Bioelectronic Medicine: Neural-Activity Dependent myelination by Electrical, Optogenetic, and Magnetic Stimulation

Demyelination is a disease status of the nervous system in which the myelin sheath of neurons is damaged. Stimulation has been proven to result in “Activity-Based Recovery”; a method of myelin regeneration by electrical, magnetic, and optogenetic means. Using an in-vitro model paired with a microfluidic device, different methods of stimulation were tested to show neural regeneration.


In Vitro Model of Electrical Stimulation for Myelination:

Electrical stimulation at the stoma, axons, or both will all result in myelin regeneration. However, axon stimulation seems to be the most effective.

Oligodendrocytes, the cells that produce the myelin sheath, were observed to measure levels of maturation in the In Vitro model.
































Optogenetic Stimulation:

Optogenetic stimulation uses light to stimulate neurons. Similar to electrical stimulation, this method is used to stimulate oligodendrocytes, thus regenerating the myelin sheath. This method is used as a less invasive technique for neural regeneration.

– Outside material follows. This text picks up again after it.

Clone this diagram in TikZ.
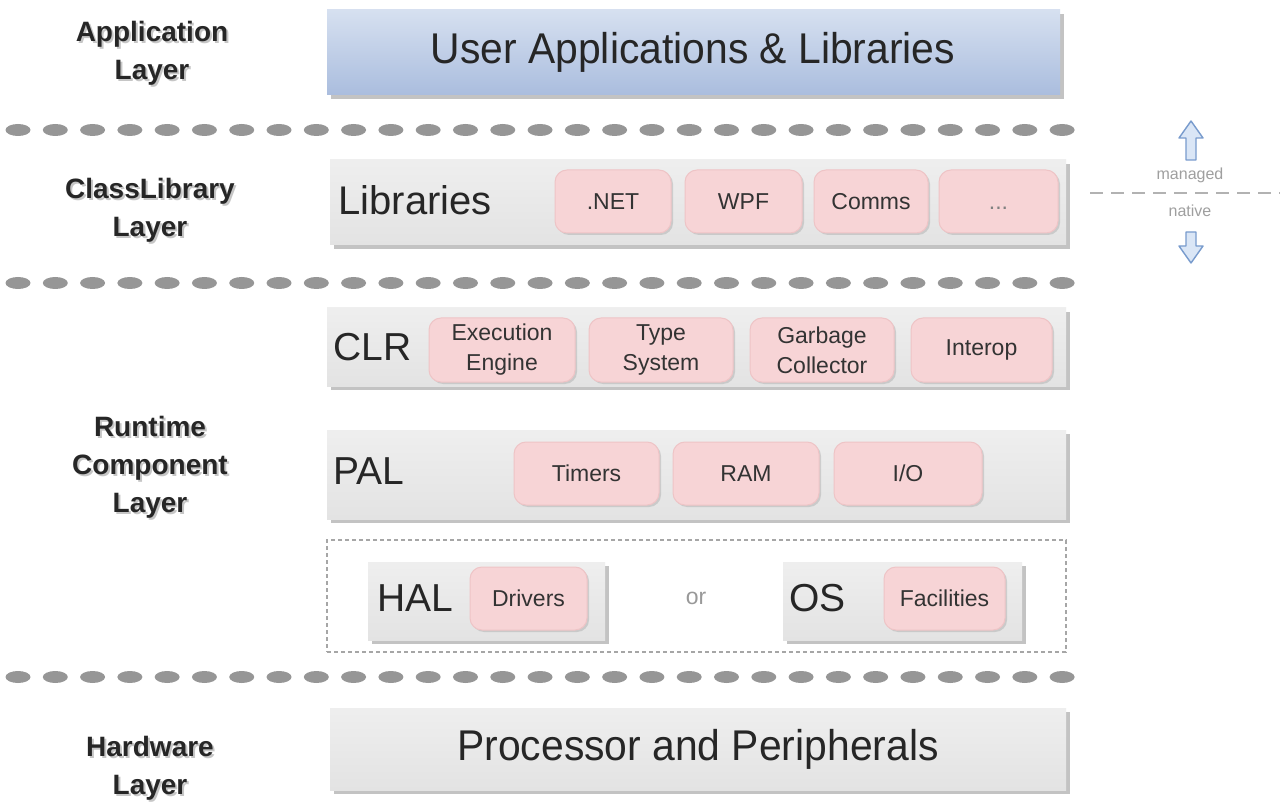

Carbon Black PDMS was sued to create a lightproof micro-fluidic device.

LED optogenetic

Magnetic Stimulation:

Magnetic stimulation is a non-invasive stimulation method for myelin regeneration. Also known as TMS, magnetic stimulation has been shown to stimulate neurons, and is currently being used as a therapy method for mental health disorders.

Most TMS devices are very large and require incredible power in order to function, the purpose of this research is to create a handheld device that can be used as a magnetic stimulator, using a biometric low-intensity magnetic field for tissue activation.

The next phase of this project is to create a flexible device that could be directly implanted (in vivo) onto a nerve to have more accuracy and better results for neural stimulation.